For the listing below, give the number of lines in which "down" occurs. Add nothing.

+++ Supplied information +++

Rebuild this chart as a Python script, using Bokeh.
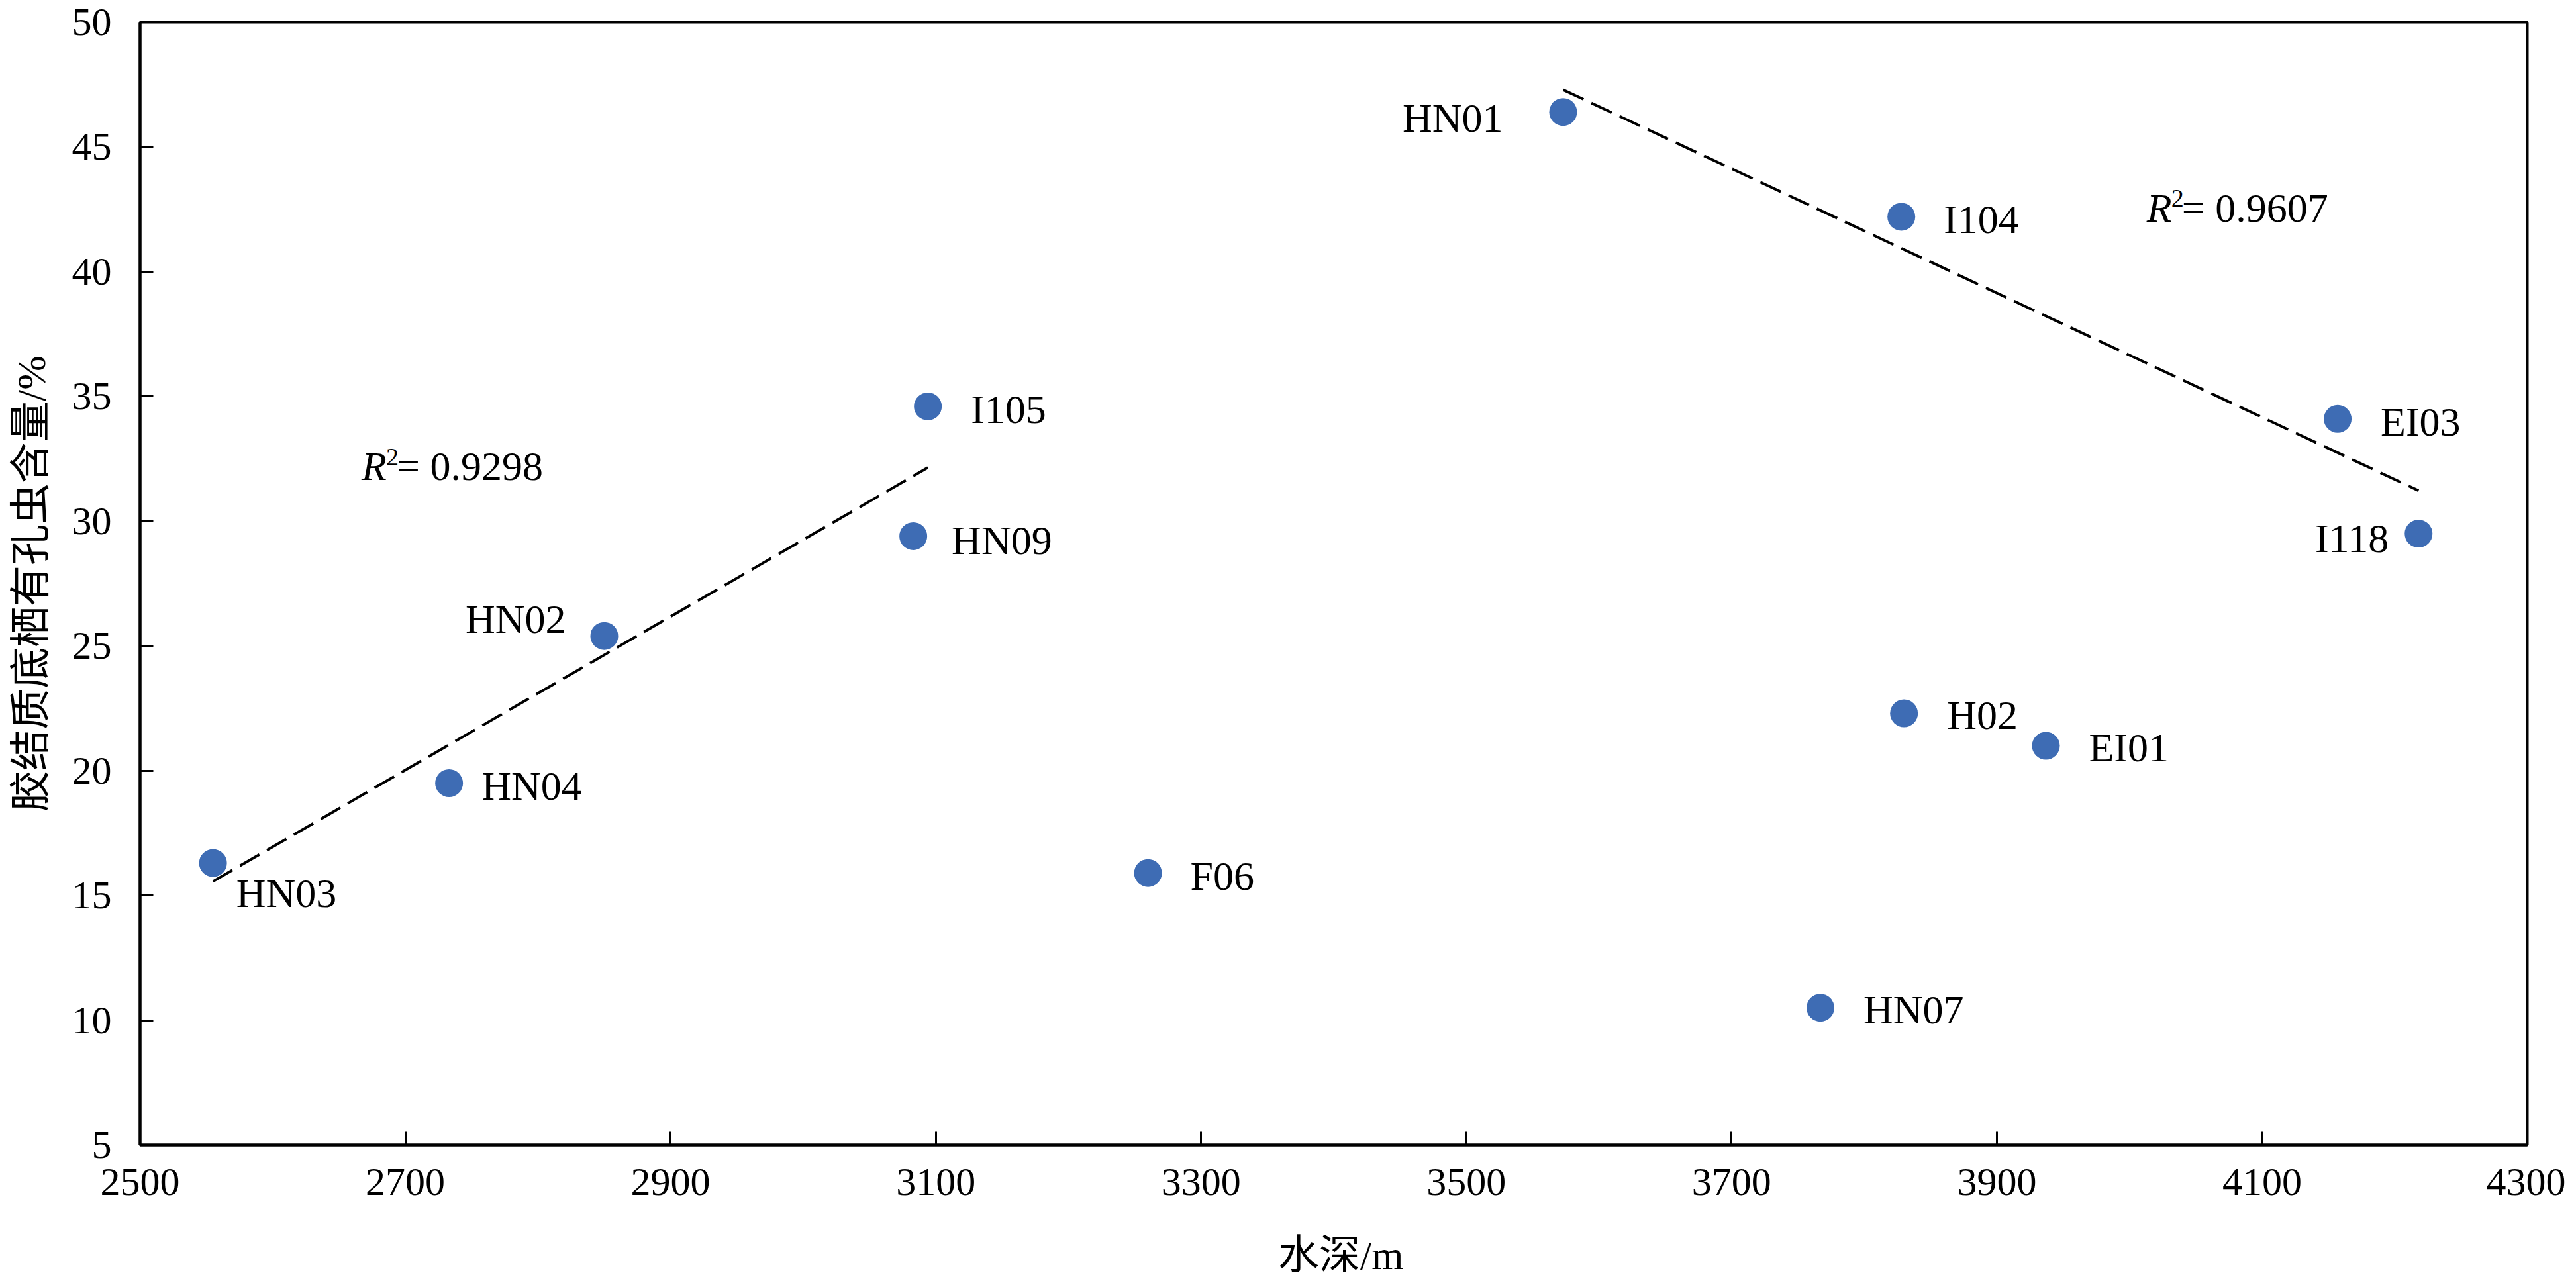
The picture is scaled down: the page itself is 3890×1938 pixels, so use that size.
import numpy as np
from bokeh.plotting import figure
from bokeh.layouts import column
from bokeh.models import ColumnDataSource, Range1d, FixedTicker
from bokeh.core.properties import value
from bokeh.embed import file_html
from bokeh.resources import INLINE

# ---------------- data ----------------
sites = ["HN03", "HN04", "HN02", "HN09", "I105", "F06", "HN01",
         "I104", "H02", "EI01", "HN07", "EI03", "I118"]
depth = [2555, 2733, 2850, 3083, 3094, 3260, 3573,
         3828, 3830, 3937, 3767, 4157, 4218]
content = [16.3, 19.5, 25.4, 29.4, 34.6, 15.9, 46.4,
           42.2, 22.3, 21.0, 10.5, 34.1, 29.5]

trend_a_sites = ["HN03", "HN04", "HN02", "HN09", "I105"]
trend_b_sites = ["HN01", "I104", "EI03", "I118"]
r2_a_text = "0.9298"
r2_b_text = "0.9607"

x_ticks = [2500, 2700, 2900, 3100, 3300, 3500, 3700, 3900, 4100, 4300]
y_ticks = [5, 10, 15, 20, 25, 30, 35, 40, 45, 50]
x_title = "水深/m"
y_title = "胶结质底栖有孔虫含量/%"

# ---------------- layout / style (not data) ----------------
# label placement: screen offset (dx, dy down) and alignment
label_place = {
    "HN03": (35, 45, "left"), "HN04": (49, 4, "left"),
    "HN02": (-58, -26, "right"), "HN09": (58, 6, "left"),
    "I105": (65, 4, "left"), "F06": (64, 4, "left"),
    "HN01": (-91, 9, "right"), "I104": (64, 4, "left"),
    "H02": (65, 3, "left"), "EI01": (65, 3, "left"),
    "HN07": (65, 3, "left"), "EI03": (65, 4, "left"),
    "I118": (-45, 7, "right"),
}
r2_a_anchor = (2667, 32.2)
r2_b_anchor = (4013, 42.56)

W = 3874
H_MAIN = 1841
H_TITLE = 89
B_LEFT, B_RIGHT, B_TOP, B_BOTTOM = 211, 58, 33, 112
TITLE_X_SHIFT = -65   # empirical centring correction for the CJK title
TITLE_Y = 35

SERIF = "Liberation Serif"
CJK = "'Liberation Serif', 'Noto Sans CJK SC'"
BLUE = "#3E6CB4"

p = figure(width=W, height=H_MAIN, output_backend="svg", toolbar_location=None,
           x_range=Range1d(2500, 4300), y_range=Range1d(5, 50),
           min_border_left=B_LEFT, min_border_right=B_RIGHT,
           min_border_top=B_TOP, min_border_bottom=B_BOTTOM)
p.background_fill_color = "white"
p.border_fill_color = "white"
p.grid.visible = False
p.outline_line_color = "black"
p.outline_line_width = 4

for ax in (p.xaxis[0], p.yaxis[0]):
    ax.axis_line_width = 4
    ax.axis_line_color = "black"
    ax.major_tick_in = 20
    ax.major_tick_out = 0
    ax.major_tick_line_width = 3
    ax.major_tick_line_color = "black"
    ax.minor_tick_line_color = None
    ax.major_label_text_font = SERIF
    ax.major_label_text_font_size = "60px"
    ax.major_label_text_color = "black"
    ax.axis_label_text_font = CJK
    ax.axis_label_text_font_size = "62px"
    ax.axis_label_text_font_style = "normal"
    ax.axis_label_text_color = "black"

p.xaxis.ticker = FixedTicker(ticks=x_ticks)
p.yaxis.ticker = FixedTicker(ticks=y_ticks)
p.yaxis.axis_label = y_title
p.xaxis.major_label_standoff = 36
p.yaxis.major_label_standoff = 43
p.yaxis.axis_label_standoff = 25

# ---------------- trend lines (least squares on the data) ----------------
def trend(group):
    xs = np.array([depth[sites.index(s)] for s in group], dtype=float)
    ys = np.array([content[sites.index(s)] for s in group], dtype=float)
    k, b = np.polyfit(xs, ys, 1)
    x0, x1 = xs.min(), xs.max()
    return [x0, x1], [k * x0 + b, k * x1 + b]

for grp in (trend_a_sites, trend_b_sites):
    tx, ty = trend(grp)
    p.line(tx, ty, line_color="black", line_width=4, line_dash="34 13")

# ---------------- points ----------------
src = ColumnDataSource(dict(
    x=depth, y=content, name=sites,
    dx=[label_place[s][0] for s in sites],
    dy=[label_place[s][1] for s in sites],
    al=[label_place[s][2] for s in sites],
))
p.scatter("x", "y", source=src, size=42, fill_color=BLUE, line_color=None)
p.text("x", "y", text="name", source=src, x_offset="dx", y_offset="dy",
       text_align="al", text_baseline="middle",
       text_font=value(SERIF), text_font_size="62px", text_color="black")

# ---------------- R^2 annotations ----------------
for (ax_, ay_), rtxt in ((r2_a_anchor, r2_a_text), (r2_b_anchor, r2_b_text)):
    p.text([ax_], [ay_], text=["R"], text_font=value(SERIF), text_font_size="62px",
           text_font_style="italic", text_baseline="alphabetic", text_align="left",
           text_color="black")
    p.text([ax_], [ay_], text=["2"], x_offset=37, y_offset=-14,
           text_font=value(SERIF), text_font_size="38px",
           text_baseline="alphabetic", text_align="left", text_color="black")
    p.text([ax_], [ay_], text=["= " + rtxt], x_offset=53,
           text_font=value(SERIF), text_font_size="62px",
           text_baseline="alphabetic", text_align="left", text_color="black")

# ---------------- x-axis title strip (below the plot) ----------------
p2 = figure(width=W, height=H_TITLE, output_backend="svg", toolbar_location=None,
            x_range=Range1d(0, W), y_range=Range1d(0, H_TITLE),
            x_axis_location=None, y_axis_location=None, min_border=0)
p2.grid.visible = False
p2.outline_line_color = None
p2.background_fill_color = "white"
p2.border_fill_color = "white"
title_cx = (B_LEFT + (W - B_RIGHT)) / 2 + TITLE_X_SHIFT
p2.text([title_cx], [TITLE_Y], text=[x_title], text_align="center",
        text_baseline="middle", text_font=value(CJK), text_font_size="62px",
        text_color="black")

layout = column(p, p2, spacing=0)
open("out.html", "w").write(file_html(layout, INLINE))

+++

* [Task solution]: 2